La raffineria nelle campagne di Gioia, i militari giunti dal Sudamerica, la cocaina recuperata nei fondali. «Eravamo sempre nascosti, in macchina, come un film, e uno controllava se c’era la Polizia»

Tutti “casa e chiesa”, liberi di uscire solo per lavorare al soldo del clan, in modo da non dare mai nell’occhio. Dal Sudamerica a Gioia Tauro per servire i Molè: sono chimici e palombari, giunti nella Piana i primi per trattare i carichi di coca, i secondi per recuperare quella lanciata sott’acqua per “dribblare” i controlli. Le loro storie sono ricostruite dagli inquirenti, e sembrano puntate di una serie tv.
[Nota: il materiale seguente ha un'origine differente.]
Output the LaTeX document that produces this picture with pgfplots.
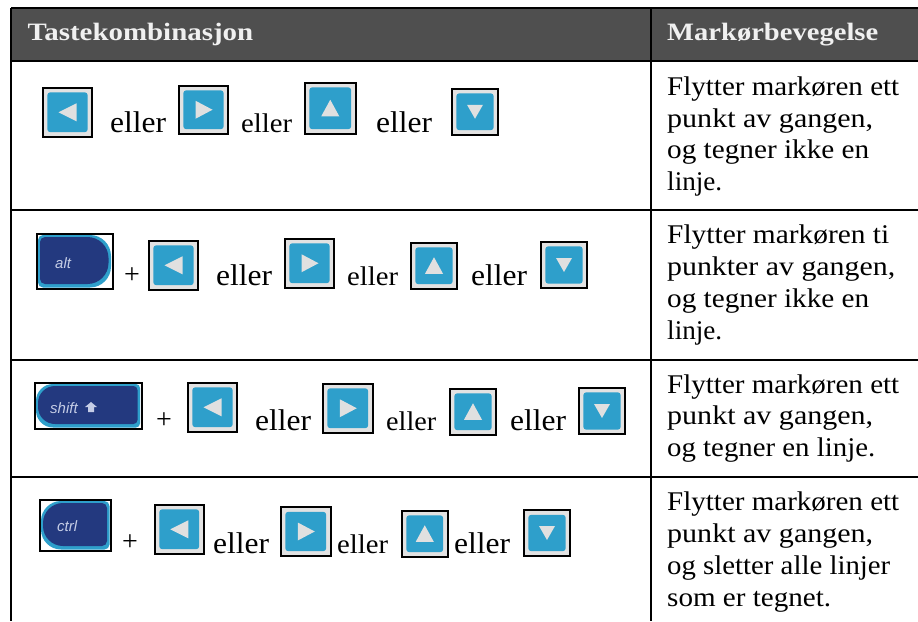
\documentclass[border=0pt]{standalone}
\usepackage{graphicx}
\usepackage{fontspec}
\setmainfont{Liberation Serif}
\setsansfont{Liberation Sans}
\usepackage{pgfplots}
\pgfplotsset{compat=1.18}
\definecolor{headbg}{HTML}{4F4F4F}
\definecolor{headtx}{HTML}{F0F0F0}
\definecolor{keybg}{HTML}{E2E2E2}
\definecolor{keybl}{HTML}{2E9FCB}
\definecolor{navy}{HTML}{23397F}
\definecolor{lav}{HTML}{C5CDE6}
\definecolor{tri}{HTML}{E0E0E0}
\newcommand{\rect}[5]{\addplot[forget plot,#5] coordinates {(#1,#2) (#3,#2) (#3,#4) (#1,#4)} -- cycle;}
\newcommand{\hl}[3]{\addplot[forget plot,black,line width=1.7pt] coordinates {(#1,#3) (#2,#3)};}
\newcommand{\vl}[3]{\addplot[forget plot,black,line width=1.7pt] coordinates {(#1,#2) (#1,#3)};}
% dir: 0 left, 1 right, 2 up, 3 down
\newcommand{\key}[5]{%
 \pgfmathsetmacro\ox{#1+0.7}\pgfmathsetmacro\px{#3-0.7}%
 \pgfmathsetmacro\oy{#2+0.7}\pgfmathsetmacro\py{#4-0.7}%
 \edef\tmp{\noexpand\addplot[forget plot,draw=black,line width=2.1pt,fill=keybg] coordinates {(\ox,\oy) (\px,\oy) (\px,\py) (\ox,\py)} -- cycle;}\tmp
 \pgfmathsetmacro\ax{#1+5.3}\pgfmathsetmacro\bx{#3-5.3}%
 \pgfmathsetmacro\ay{#2+5.3}\pgfmathsetmacro\by{#4-5.3}%
 \pgfmathsetmacro\cx{(#1+#3)/2}\pgfmathsetmacro\cy{(#2+#4)/2}%
 \edef\tmp{\noexpand\addplot[forget plot,draw=none,fill=keybl,rounded corners=3pt] coordinates {(\ax,\ay) (\bx,\ay) (\bx,\by) (\ax,\by)} -- cycle;}\tmp
 \ifcase#5\relax
  \pgfmathsetmacro\xl{\cx-9}\pgfmathsetmacro\xr{\cx+9}\pgfmathsetmacro\yt{\cy-9}\pgfmathsetmacro\yb{\cy+9}%
  \edef\tmp{\noexpand\addplot[forget plot,draw=none,fill=tri] coordinates {(\xr,\yt) (\xr,\yb) (\xl,\cy)} -- cycle;}\tmp
 \or
  \pgfmathsetmacro\xl{\cx-8}\pgfmathsetmacro\xr{\cx+9}\pgfmathsetmacro\yt{\cy-9}\pgfmathsetmacro\yb{\cy+9}%
  \edef\tmp{\noexpand\addplot[forget plot,draw=none,fill=tri] coordinates {(\xl,\yt) (\xl,\yb) (\xr,\cy)} -- cycle;}\tmp
 \or
  \pgfmathsetmacro\xl{\cx-9}\pgfmathsetmacro\xr{\cx+9}\pgfmathsetmacro\yt{\cy-8.5}\pgfmathsetmacro\yb{\cy+8}%
  \edef\tmp{\noexpand\addplot[forget plot,draw=none,fill=tri] coordinates {(\xl,\yb) (\xr,\yb) (\cx,\yt)} -- cycle;}\tmp
 \or
  \pgfmathsetmacro\xl{\cx-8}\pgfmathsetmacro\xr{\cx+8}\pgfmathsetmacro\yt{\cy-7}\pgfmathsetmacro\yb{\cy+7}%
  \edef\tmp{\noexpand\addplot[forget plot,draw=none,fill=tri] coordinates {(\xl,\yt) (\xr,\yt) (\cx,\yb)} -- cycle;}\tmp
 \fi}
% text line: x, baseline y, right x, size, text
\newcommand{\tl}[5]{%
 \node[anchor=base west,inner sep=0pt] at (axis cs:#1,#2) {\resizebox{\dimexpr#3pt-#1pt\relax}{\height}{\fontsize{#4}{#4}\selectfont #5}};}
% rounded body with one radius on the left, another on the right
\newcommand{\body}[7]{%
 \fill[#7] (axis cs:{(#1)+#5},{#2}) -- (axis cs:{(#3)-#6},{#2})
  .. controls (axis cs:{(#3)-0.45*#6},{#2}) and (axis cs:{#3},{(#2)+0.45*#6}) .. (axis cs:{#3},{(#2)+#6})
  -- (axis cs:{#3},{(#4)-#6})
  .. controls (axis cs:{#3},{(#4)-0.45*#6}) and (axis cs:{(#3)-0.45*#6},{#4}) .. (axis cs:{(#3)-#6},{#4})
  -- (axis cs:{(#1)+#5},{#4})
  .. controls (axis cs:{(#1)+0.45*#5},{#4}) and (axis cs:{#1},{(#4)-0.45*#5}) .. (axis cs:{#1},{(#4)-#5})
  -- (axis cs:{#1},{(#2)+#5})
  .. controls (axis cs:{#1},{(#2)+0.45*#5}) and (axis cs:{(#1)+0.45*#5},{#2}) .. cycle;}
% special key: x0,y0,x1,y1,left radius,right radius,label,label x,label baseline
\newcommand{\spkey}[9]{%
 \body{#1+1.5}{#2+1.5}{#3-1.5}{#4-1.5}{#5}{#6}{keybl}%
 \body{#1+3.5}{#2+3.5}{#3-4}{#4-5}{#5}{#6}{navy}%
 \rect{#1}{#2}{#3}{#4}{draw=black,line width=2pt}%
 \node[anchor=base west,inner sep=0pt,text=lav,font=\sffamily\itshape\fontsize{15}{15}\selectfont] at (axis cs:#8,#9) {#7};}
\newcommand{\plus}[2]{\node[anchor=center,inner sep=0pt,font=\fontsize{28}{28}\selectfont] at (axis cs:#1,#2) {+};}
\begin{document}
\begin{tikzpicture}
\begin{axis}[
  scale only axis, width=918pt, height=621pt,
  xmin=0, xmax=918, ymin=0, ymax=621, y dir=reverse,
  hide axis, clip=true]
\rect{0}{0}{918}{621}{draw=none,fill=white}
\rect{11}{8}{918}{61}{draw=none,fill=headbg}
% rules
\hl{11}{918}{8}
\hl{11}{918}{61}
\hl{11}{918}{210}
\hl{11}{918}{360}
\hl{11}{918}{477}
\vl{11}{8}{621}
\vl{651}{8}{621}
% header
\node[anchor=base west,inner sep=0pt,text=headtx] at (axis cs:27.5,40.5) {\resizebox{225.5pt}{\height}{\fontsize{25}{25}\selectfont\bfseries Tastekombinasjon}};
\node[anchor=base west,inner sep=0pt,text=headtx] at (axis cs:667,40.5) {\resizebox{211pt}{\height}{\fontsize{25}{25}\selectfont\bfseries Markørbevegelse}};
% row 1
\key{42}{87}{93}{137.5}{0}
\tl{110}{132}{166}{30}{eller}
\key{178}{85}{229}{134.5}{1}
\tl{241}{132}{292}{27}{eller}
\key{304}{82}{356.5}{134.5}{2}
\tl{376}{132}{432}{30}{eller}
\key{451}{88}{499}{135.5}{3}
% row 2
\spkey{36.5}{233.5}{112.5}{289}{5}{21}{alt}{55}{268}
\plus{132}{276}
\key{148}{240}{199}{290.5}{0}
\tl{216}{285}{272}{30}{eller}
\key{284}{238}{335}{288.5}{1}
\tl{347}{285}{398}{27}{eller}
\key{410}{242}{458}{289.5}{2}
\tl{471}{285}{527}{30}{eller}
\key{540}{241}{588}{289}{3}
% row 3
\spkey{34.5}{382.5}{141.5}{429}{17}{4}{shift}{50}{413}
\addplot[forget plot,draw=none,fill=lav] coordinates {(88,407) (88,412) (94,412) (94,407) (97,407) (91,402) (85,407)} -- cycle;
\plus{164}{421}
\key{187}{382}{238}{432.5}{0}
\tl{255}{430}{311}{30}{eller}
\key{322}{383}{373.5}{433.5}{1}
\tl{386}{430}{436}{27}{eller}
\key{449}{388}{497}{435.5}{2}
\tl{510}{430}{566}{30}{eller}
\key{578}{387}{626}{435}{3}
% row 4
\spkey{39.5}{499.5}{111}{551}{20}{5}{ctrl}{57}{531}
\plus{130}{543}
\key{154}{504}{204.5}{554.5}{0}
\tl{213}{553}{269}{30}{eller}
\key{280}{506.5}{331.5}{556.5}{1}
\tl{337}{553}{388}{27}{eller}
\key{401}{510}{448.5}{557.5}{2}
\tl{454}{553}{510}{30}{eller}
\key{523}{509.5}{571}{556.5}{3}
% right column
\tl{667}{95}{899}{27}{Flytter markøren ett}
\tl{667}{127}{873}{27}{punkt av gangen,}
\tl{667}{158}{869}{27}{og tegner ikke en}
\tl{667}{190}{722}{27}{linje.}
\tl{667}{243}{889}{27}{Flytter markøren ti}
\tl{667}{275}{895}{27}{punkter av gangen,}
\tl{667}{307}{869}{27}{og tegner ikke en}
\tl{667}{339}{722}{27}{linje.}
\tl{667}{393}{899}{27}{Flytter markøren ett}
\tl{667}{424}{873}{27}{punkt av gangen,}
\tl{667}{456}{875}{27}{og tegner en linje.}
\tl{667}{510}{899}{27}{Flytter markøren ett}
\tl{667}{542}{873}{27}{punkt av gangen,}
\tl{667}{574}{890}{27}{og sletter alle linjer}
\tl{667}{606}{831}{27}{som er tegnet.}
\end{axis}
\end{tikzpicture}
\end{document}
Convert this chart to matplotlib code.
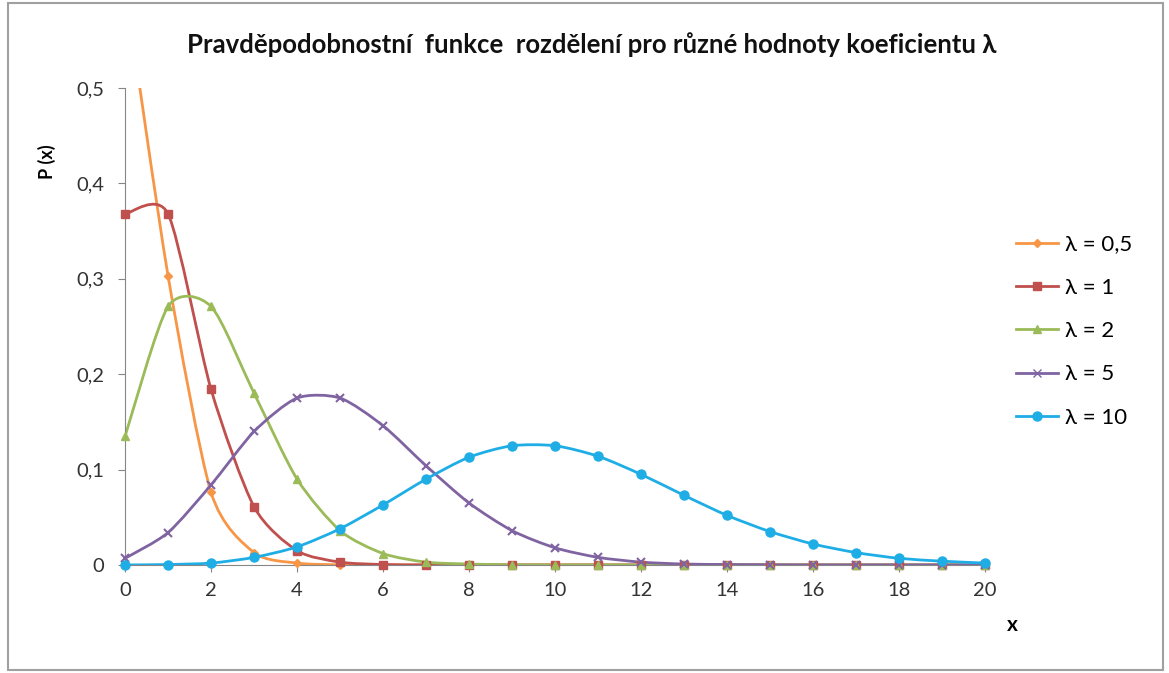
import matplotlib
matplotlib.use("Agg")
import matplotlib.pyplot as plt
from matplotlib.path import Path
from matplotlib.patches import PathPatch, Rectangle
from matplotlib.lines import Line2D

plt.rcParams['font.family'] = ['Lato', 'DejaVu Sans']

# values
x = list(range(21))
lam_05 = [0.607, 0.303, 0.076, 0.013, 0.002, 0.0002, 0, 0, 0, 0, 0, 0, 0, 0, 0, 0, 0, 0, 0, 0, 0]
lam_1 = [0.368, 0.368, 0.184, 0.061, 0.015, 0.003, 0.0005, 0.0001, 0, 0, 0, 0, 0, 0, 0, 0, 0, 0, 0, 0, 0]
lam_2 = [0.135, 0.271, 0.271, 0.180, 0.090, 0.036, 0.012, 0.003, 0.001, 0.0002, 0, 0, 0, 0, 0, 0, 0, 0, 0, 0, 0]
lam_5 = [0.007, 0.034, 0.084, 0.140, 0.175, 0.175, 0.146, 0.104, 0.065, 0.036, 0.018, 0.008,
         0.003, 0.001, 0.0005, 0.0002, 0, 0, 0, 0, 0]
lam_10 = [0.0, 0.0005, 0.002, 0.008, 0.019, 0.038, 0.063, 0.090, 0.113, 0.125, 0.125, 0.114,
          0.095, 0.073, 0.052, 0.035, 0.022, 0.013, 0.007, 0.004, 0.002]

series = [
    ("λ = 0,5", lam_05, "#F79646", "D", 4),
    ("λ = 1", lam_1, "#C0504D", "s", 6),
    ("λ = 2", lam_2, "#9BBB59", "^", 6),
    ("λ = 5", lam_5, "#8064A2", "x", 6),
    ("λ = 10", lam_10, "#1FADE6", "o", 6.5),
]


def smooth_path(xs, ys, k=1 / 8):
    # Excel-like smoothed line: cubic bezier, control points from neighbours
    n = len(xs)
    verts = [(xs[0], ys[0])]
    codes = [Path.MOVETO]
    for i in range(n - 1):
        i0 = max(i - 1, 0)
        i3 = min(i + 2, n - 1)
        c1 = (xs[i] + (xs[i + 1] - xs[i0]) * k, ys[i] + (ys[i + 1] - ys[i0]) * k)
        c2 = (xs[i + 1] - (xs[i3] - xs[i]) * k, ys[i + 1] - (ys[i3] - ys[i]) * k)
        verts += [c1, c2, (xs[i + 1], ys[i + 1])]
        codes += [Path.CURVE4] * 3
    return Path(verts, codes)


fig = plt.figure(figsize=(11.69, 6.73), dpi=100)
ax = fig.add_axes([0.107, 0.1605, 0.7356, 0.7087])

handles = []
for label, ys, col, mk, ms in series:
    patch = PathPatch(smooth_path(x, ys), facecolor="none", edgecolor=col, lw=2)
    ax.add_patch(patch)
    ax.plot(x, ys, ls="none", marker=mk, color=col, ms=ms, mew=1.5 if mk == "x" else 1,
            clip_on=False, zorder=3)
    handles.append(Line2D([], [], color=col, lw=2, marker=mk, ms=ms))

ax.set_xlim(0, 20)
ax.set_ylim(0, 0.5)
ax.set_xticks(range(0, 21, 2))
ax.set_yticks([0, 0.1, 0.2, 0.3, 0.4, 0.5])
ax.set_yticklabels(["0", "0,1", "0,2", "0,3", "0,4", "0,5"])
for s in ["top", "right"]:
    ax.spines[s].set_visible(False)
for s in ["left", "bottom"]:
    ax.spines[s].set_color("#868686")
ax.tick_params(colors="#868686", labelcolor="#333333", labelsize=14.5, length=5)
ax.tick_params(axis="y", pad=10)
ax.tick_params(axis="x", pad=7)

fig.text(0.506, 0.934, "Pravděpodobnostní  funkce  rozdělení pro různé hodnoty koeficientu λ",
         ha="center", va="center", fontsize=18.5, fontweight="bold", color="#111111")
fig.text(0.040, 0.76, "P (x)", rotation=90, ha="center", va="center", fontsize=13,
         fontweight="bold")
fig.text(0.866, 0.072, "x", ha="center", va="center", fontsize=15, fontweight="bold")

fig.legend(handles=handles, labels=[s[0] for s in series],
           loc="center left", bbox_to_anchor=(0.852, 0.508), frameon=False,
           fontsize=16, handlelength=1.9, labelspacing=1.05, handletextpad=0.3)

fig.patches.append(Rectangle((0.007, 0.005), 0.988, 0.99, transform=fig.transFigure,
                             fill=False, edgecolor="#A0A0A0", lw=1.5))

plt.savefig("out.png", dpi=100)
Racconta uno dei chimici, intercettato, al rientro a Barcellona: «Eravamo sempre nascosti, solo macchina, come un film, sembrava un film, cambiavamo macchina di continuo... lo stesso, entravamo e cambiavamo di macchina e poi altra campagna e cambiavamo macchina e così, fino ad arrivare al punto... uno era davanti e controllava se c'era la Polizia». Staffette e occhi dovunque. Il clan avrebbe operato, secondo i magistrati, avvalendosi di una ramificazione internazionale non solo per approvvigionarsi di ingenti quantitativi, ma anche per il successivo recupero in mare dello stupefacente e per la lavorazione. Le indagini avrebbero fatto emergere, nel 2019, la presenza in Italia di personaggi sudamericani (quattro peruviani e un colombiano).
Intercettazioni telematiche e telefoniche, più classici servizi di osservazione e controllo, videoriprese hanno portato gli inquirenti a una certezza: nelle campagne gioiesi era stata avviata una vera e propria fabbrica di estrazione, raffinazione e impacchettatura di cocaina attraverso l'ausilio tecnico dei chimici stranieri assoldati da Rocco Molè e Giuseppe Condello, considerati capo dell’organizzazione di narcotrafficanti, che si sarebbero rivolti ad un’organizzazione criminale attiva in Spagna. «Tale organizzazione – annotano gli inquirenti – faceva, a sua volta, parte di un cartello criminale operante tra il Sud America, la Spagna e l’Italia per l’importazione in Europa di grossi quantitativi di cocaina. La componente sudamericana pretendeva da quella spagnola che quest’ultima investisse anche nell’acquisto dei carichi di cocaina, anziché essere esclusivamente funzionale alla fuoriuscita dai porti della cocaina». Sarebbero stati i narcos spagnoli, dunque, a mettere chimici e palombari a disposizione dei gioiesi.